Leaving the pictures out, print the lines from the first line of the listing through the line containing "from matplotlib.patches import", exactly as they read, and no others.

-- Start of DATA SEGMENT --

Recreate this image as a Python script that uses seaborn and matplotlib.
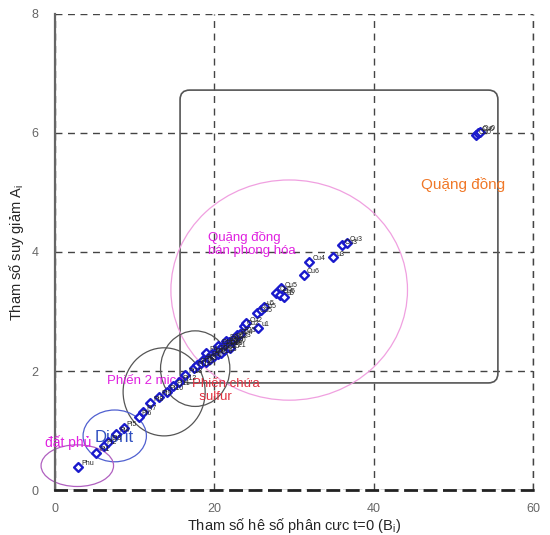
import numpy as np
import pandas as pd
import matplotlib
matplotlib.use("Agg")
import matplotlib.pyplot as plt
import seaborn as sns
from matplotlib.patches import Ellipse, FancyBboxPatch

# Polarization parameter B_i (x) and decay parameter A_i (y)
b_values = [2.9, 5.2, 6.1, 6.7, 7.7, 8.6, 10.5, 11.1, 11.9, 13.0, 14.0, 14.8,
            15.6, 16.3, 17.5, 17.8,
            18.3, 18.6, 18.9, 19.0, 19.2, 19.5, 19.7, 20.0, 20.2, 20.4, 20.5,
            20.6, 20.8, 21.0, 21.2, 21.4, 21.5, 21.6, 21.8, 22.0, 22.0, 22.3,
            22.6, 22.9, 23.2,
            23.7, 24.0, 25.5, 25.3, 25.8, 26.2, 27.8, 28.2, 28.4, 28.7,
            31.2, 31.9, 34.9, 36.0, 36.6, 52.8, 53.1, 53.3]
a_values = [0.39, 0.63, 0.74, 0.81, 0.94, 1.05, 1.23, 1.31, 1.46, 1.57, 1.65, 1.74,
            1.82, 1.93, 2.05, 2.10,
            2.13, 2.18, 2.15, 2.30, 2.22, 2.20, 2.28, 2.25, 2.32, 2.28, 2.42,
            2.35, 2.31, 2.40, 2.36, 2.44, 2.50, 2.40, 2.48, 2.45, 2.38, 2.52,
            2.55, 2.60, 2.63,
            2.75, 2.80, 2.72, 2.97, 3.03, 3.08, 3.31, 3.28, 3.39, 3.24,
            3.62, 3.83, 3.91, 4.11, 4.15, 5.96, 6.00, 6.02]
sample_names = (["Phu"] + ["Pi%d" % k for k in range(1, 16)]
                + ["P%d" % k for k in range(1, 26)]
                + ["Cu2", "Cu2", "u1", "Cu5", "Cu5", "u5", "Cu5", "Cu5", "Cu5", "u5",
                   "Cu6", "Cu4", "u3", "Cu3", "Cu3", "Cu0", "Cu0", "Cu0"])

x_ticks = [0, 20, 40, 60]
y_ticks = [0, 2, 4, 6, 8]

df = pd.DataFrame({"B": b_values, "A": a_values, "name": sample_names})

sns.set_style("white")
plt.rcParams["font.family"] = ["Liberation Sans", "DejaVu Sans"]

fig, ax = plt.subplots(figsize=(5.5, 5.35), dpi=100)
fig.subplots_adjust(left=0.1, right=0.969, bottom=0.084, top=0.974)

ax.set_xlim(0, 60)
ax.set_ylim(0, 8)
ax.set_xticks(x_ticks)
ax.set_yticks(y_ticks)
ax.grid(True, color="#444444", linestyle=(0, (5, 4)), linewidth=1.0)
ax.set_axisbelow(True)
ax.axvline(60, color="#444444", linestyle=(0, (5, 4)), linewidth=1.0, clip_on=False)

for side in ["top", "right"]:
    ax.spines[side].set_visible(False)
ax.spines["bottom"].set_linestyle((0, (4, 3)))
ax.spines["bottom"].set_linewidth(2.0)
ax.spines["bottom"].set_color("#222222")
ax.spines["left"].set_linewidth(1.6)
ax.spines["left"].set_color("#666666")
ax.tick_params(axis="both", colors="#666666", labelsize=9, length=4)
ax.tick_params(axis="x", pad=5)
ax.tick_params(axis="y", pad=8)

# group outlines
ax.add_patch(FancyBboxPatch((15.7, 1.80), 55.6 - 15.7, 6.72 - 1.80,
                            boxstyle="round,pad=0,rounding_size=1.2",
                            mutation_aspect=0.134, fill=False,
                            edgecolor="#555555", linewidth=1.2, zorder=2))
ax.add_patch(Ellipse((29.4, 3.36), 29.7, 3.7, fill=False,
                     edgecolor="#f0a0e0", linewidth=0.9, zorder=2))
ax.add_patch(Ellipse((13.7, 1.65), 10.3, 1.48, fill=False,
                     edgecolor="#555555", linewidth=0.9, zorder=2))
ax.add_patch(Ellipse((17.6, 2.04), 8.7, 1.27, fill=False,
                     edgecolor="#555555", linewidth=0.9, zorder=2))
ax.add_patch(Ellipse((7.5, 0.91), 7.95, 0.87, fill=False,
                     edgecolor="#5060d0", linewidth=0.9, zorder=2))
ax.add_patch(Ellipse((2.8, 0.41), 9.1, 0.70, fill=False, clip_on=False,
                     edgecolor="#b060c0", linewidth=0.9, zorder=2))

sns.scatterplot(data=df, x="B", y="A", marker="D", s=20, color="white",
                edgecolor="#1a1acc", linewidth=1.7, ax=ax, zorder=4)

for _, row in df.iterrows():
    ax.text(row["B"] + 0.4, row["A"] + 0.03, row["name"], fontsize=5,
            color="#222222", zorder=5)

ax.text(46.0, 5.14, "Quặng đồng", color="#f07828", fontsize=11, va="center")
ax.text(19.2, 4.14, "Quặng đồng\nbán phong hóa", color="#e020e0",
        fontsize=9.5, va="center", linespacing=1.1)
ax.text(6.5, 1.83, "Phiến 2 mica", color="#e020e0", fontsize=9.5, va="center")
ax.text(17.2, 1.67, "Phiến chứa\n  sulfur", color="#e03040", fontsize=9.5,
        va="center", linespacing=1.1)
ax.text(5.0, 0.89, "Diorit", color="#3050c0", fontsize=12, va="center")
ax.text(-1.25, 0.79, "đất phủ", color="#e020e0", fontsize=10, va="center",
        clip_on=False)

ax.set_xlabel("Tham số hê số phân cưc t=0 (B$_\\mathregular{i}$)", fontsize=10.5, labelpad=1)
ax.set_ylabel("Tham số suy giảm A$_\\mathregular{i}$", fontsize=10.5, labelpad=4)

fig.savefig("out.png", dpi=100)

-- End of DATA SEGMENT --

» **EXPECTED OUTPUT**
Recreate this image as a Python script that uses seaborn and matplotlib.
import numpy as np
import pandas as pd
import matplotlib
matplotlib.use("Agg")
import matplotlib.pyplot as plt
import seaborn as sns
from matplotlib.patches import Ellipse, FancyBboxPatch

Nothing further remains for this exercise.